Transcribing audio data into a machine-workable text requires understanding context, content, and syntax while accounting for colloquialisms. Audio quality and grammar can vary, while accents can be difficult to decipher. Also, individuals often use shorthand or acronyms in lieu of complete phrases. For example, machines have a harder time understanding phrases that refer to the same subject, such as “the Agency” and “the C.I.A.” as the same entity. Machines are less adept at identifying and inferring the major actors in a sentence: who, what, when, where, and why, than humans are.


Recognizing the scale of challenges for KQED, Google and KUNGFU.AI conducted a variety of Subject Matter Expert (SME) interviews. The interviews gave insight into a variety of challenges, data sources, and use cases predominant in the broadcasting space. One challenge was transcribing audio content to machine-workable text. Tackling transcription, KUNGFU.AI executed model research prototyping, leveraging Google’s Speech-to-Text feature converting audio data into machine legible text. Additionally, KUNGFU.AI explored the efficacy of recent advancements in transformers, a deep learning technique that proved promising in Natural Language Processing (NLP) tasks.

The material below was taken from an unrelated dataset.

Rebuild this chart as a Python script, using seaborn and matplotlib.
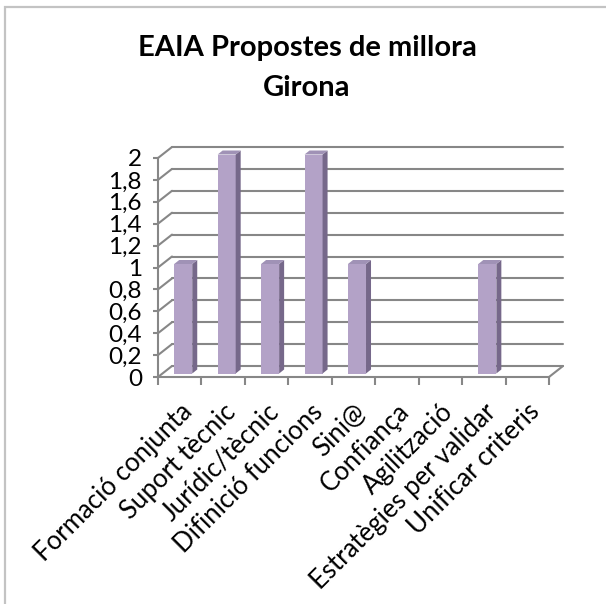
import numpy as np
import pandas as pd
import seaborn as sns
import matplotlib.pyplot as plt
from matplotlib.patches import Polygon, Rectangle

categories = ["Formació conjunta", "Suport tècnic", "Jurídic/tècnic", "Difinició funcions",
              "Sini@", "Confiança", "Agilització", "Estratègies per validar", "Unificar criteris"]
values = [1, 2, 1, 2, 1, 0, 0, 1, 0]
y_ticks = [0, 0.2, 0.4, 0.6, 0.8, 1, 1.2, 1.4, 1.6, 1.8, 2]
y_labels = ["0", "0,2", "0,4", "0,6", "0,8", "1", "1,2", "1,4", "1,6", "1,8", "2"]
title_lines = ["EAIA Propostes de millora", "Girona"]

FRONT = "#B3A2C7"
SIDE = "#76688A"
TOP = "#A092B6"
GRID = "#878787"
BORDER = "#C3C3C3"

DPI = 100
W, H = 606, 604

sns.set_theme(style="white")
plt.rcParams['font.family'] = ['Lato', 'DejaVu Sans']

fig = plt.figure(figsize=(W / DPI, H / DPI), dpi=DPI)

# front plane of the 3d box, in pixels
left, right, top, bottom = 158, 549, 158, 377
ax = fig.add_axes([left / W, 1 - bottom / H, (right - left) / W, (bottom - top) / H])

df = pd.DataFrame({"categoria": categories, "valor": values})
sns.barplot(data=df, x="categoria", y="valor", color=FRONT, saturation=1,
            width=0.415, edgecolor="none", ax=ax, zorder=3)

n = len(categories)
ax.set_xlim(-0.5, n - 0.5)
ax.set_ylim(0, 2)
ax.set_xlabel("")
ax.set_ylabel("")

# pixel -> data conversion for the depth effect
px_cat = (right - left) / n
px_unit = (bottom - top) / 2
DX, DY = 14 / px_cat, 11 / px_unit      # full depth of the box
BX, BY = 3.5 / px_cat, 3.5 / px_unit    # bar front offset
BDX, BDY = 5 / px_cat, 4 / px_unit      # bar depth

# back wall gridlines and left diagonals
for y in y_ticks:
    ax.plot([-0.5 + DX, n - 0.5 + DX], [y + DY, y + DY], color=GRID, lw=1.5,
            clip_on=False, zorder=1)
    ax.plot([-0.5, -0.5 + DX], [y, y + DY], color=GRID, lw=1.5, clip_on=False, zorder=1)
ax.plot([n - 0.5, n - 0.5 + DX], [0, DY], color=GRID, lw=1.5, clip_on=False, zorder=1)

# 3d faces on bars
for p in list(ax.patches):
    h = p.get_height()
    x0 = p.get_x() + BX
    w = p.get_width()
    p.set_x(x0)
    p.set_y(BY)
    p.set_clip_on(False)
    if h <= 0:
        continue
    side = [(x0 + w, BY), (x0 + w + BDX, BY + BDY), (x0 + w + BDX, BY + h + BDY), (x0 + w, BY + h)]
    topf = [(x0, BY + h), (x0 + w, BY + h), (x0 + w + BDX, BY + h + BDY), (x0 + BDX, BY + h + BDY)]
    ax.add_patch(Polygon(side, closed=True, facecolor=SIDE, edgecolor="none", zorder=3, clip_on=False))
    ax.add_patch(Polygon(topf, closed=True, facecolor=TOP, edgecolor="none", zorder=3, clip_on=False))

for s in ["top", "right"]:
    ax.spines[s].set_visible(False)
for s in ["left", "bottom"]:
    ax.spines[s].set_color(GRID)
    ax.spines[s].set_linewidth(1.5)

ax.set_yticks(y_ticks)
ax.set_yticklabels(y_labels)
ax.tick_params(axis="y", direction="out", length=3.6, width=1.5, color=GRID, pad=8,
               labelsize=17.5, labelcolor="black", left=True)
ax.set_xticks(np.arange(n))
ax.set_xticks(np.arange(n + 1) - 0.5, minor=True)
ax.tick_params(axis="x", which="minor", direction="out", length=5.8, width=1.5, color=GRID, bottom=True)
ax.tick_params(axis="x", which="major", length=0, pad=16, labelsize=18.5, labelcolor="black")
for lab in ax.get_xticklabels():
    lab.set_rotation(45)
    lab.set_ha("right")
    lab.set_va("top")
    lab.set_rotation_mode("anchor")

ax.set_facecolor("none")
ax.grid(False)

fig.text(307 / W, 1 - 48 / H, title_lines[0], ha="center", va="center",
         fontsize=21, fontweight="bold", color="black")
fig.text(307 / W, 1 - 88 / H, title_lines[1], ha="center", va="center",
         fontsize=21, fontweight="bold", color="black")

# chart area border (left and top edges visible)
fig.patches.append(Rectangle((5 / W, -0.1), 1.2, 1.1 - 7 / H, transform=fig.transFigure,
                             fill=False, edgecolor=BORDER, lw=1.6))

fig.savefig("out.png", dpi=DPI, facecolor="white")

Completing the Research Phase, KUNGFU.AI provided Google and KQED a feasibility study and technical strategy. Our work outlined difficulties, pinpointed opportunities to leverage state-of-the-art Natural Language Processing (NLP) architectures, and provided guidance on short-term and long-term development sprints. We promptly demonstrated the efficacy of Machine Learning on audio data and outlined solution approaches to a variety of use cases previously difficult to surface. KUNGFU.AI’s 4-week development ultimately saved 9-12 months of internal exploration and averted loss during development.